Some people are clever enough to find another job and move on, but many of them are so bad that they have to go onto work cover because they are so sick and they can be on work cover for eight to ten years. Guess who pays for that? We do!

You will have someone who is really healthy, until the bullying began, and suddenly they cannot work anymore- they are a different person. There personally has totally changed and when they go out in the street they think they're in a warzone, even though the bullying may have finished eight to ten years ago.

A lot of good people are seriously affected by this, they are traumatised and some will never work again.

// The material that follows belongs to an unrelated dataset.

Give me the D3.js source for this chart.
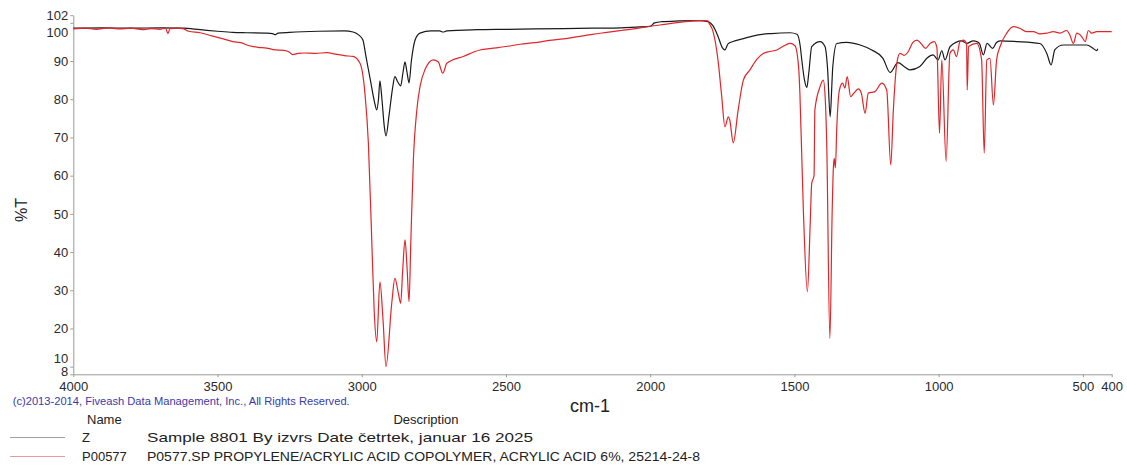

Many people don't realise they can't cope with the bullying and those that are conducting the bullying don't often know what they are doing and don't often mean to do it. What is really means is that if you are being bullied you have to identify it in your gut and take action, whether you confront, leave or report. Whatever you do, don't sit there and do nothing.

How will your book tackle bullying and bullies in the workplace?

Evelyn M. Field: I think it is about alerting people to the fact that bullying is bad for organisations and individuals and there are options for both. At the end of the day it is about not injuring people as much and improving performance and productivity, which is obviously what employers are interested in.